Good read
https://crankyflier.com/2025/10/27/2...san-francisco/
The “Alaska is leaving SFO” framing still doesn’t match what Cranky Flier actually reported.
Cranky was explicit: “With all of this growth, there had to be losers.” That’s not opinion; that’s a fleet constraint. Alaska is only getting six new 737s next year, due to MAX delivery delays, which left the us with fewer aircraft than planned. That forced capacity reallocation whether anyone liked it or not.

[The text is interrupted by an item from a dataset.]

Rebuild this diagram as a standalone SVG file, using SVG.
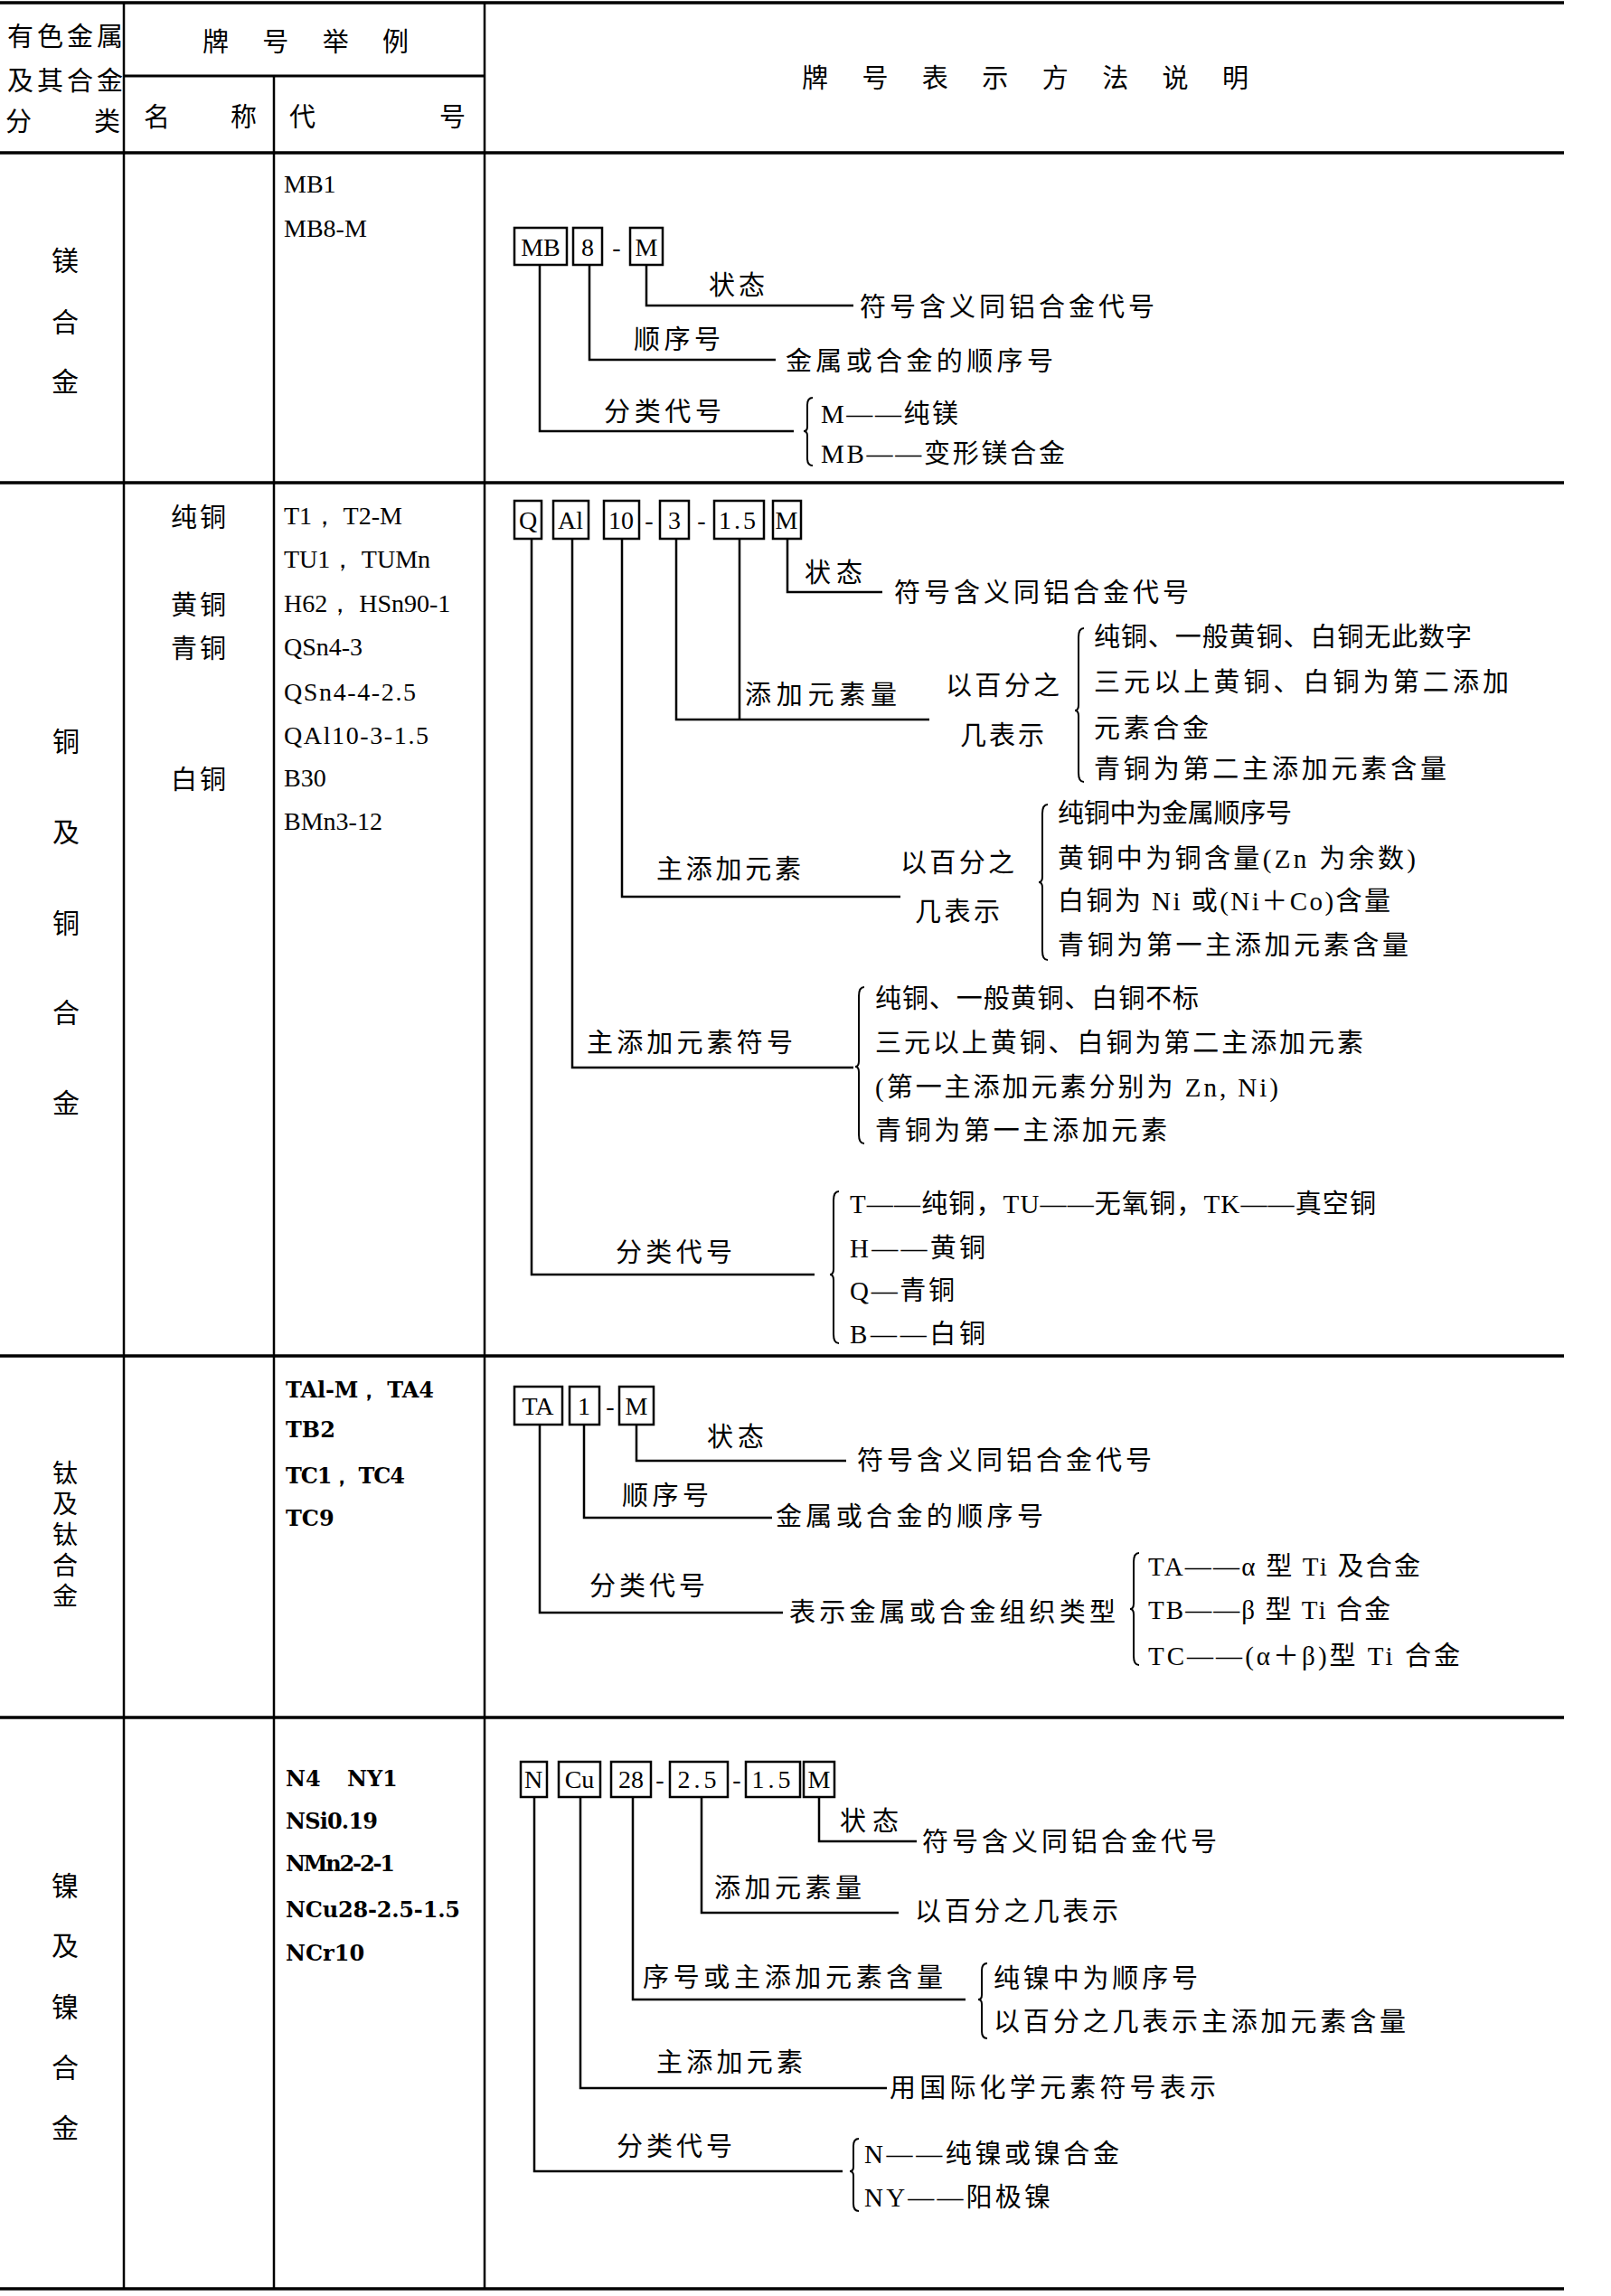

Leadership also said the SFO and LAX cuts are “all about opportunity.” In plane (get it lol) terms, this is chasing higher margin flying. Alaska is reallocating scarce aircraft to PDX and SAN, where incremental capacity improves unit revenue, network relevance, and competitive positioning and building market and taking the fight to southwest. Everybody wants Alaska to not tuck tail and run. They are choosing their opponent smartly why go after a Goliath in sfo when you can take on southwest in a wealthy high yield market that is SAN. SFO, by contrast, is a highly competitive, lower margin environment where additional flying delivers diminishing returns.
Cranky’s line that they focused on markets that can be “sacrificed” is the key business insight. SFO represents sunk cost flying routes where pulling capacity doesn’t materially harm the network because demand is already served by multiple competitors. From a capital standpoint, it’s rational to redeploy aircraft from lower return, defensive markets to places where margins and scale improve.
This isn’t a retreat or a statement. It’s finite airplanes + margin optimization under delivery constraints. Airlines don’t allocate aircraft to preserve presence; they allocate them to maximize returns. And it’s a business its sole purpose is make money.
And since this is strictly about margins and yield discipline, the implication cuts both ways. If Alaska can consistently identify and pursue higher return flying, then it can also afford to put a credible JCBA on the table. Strong yield performance and disciplined capital deployment are exactly what support an industry leading JCBA. They can afford to pay us UA rates, 18 long call and cap conversions
It’s not personal. It’s not symbolic. It’s just business.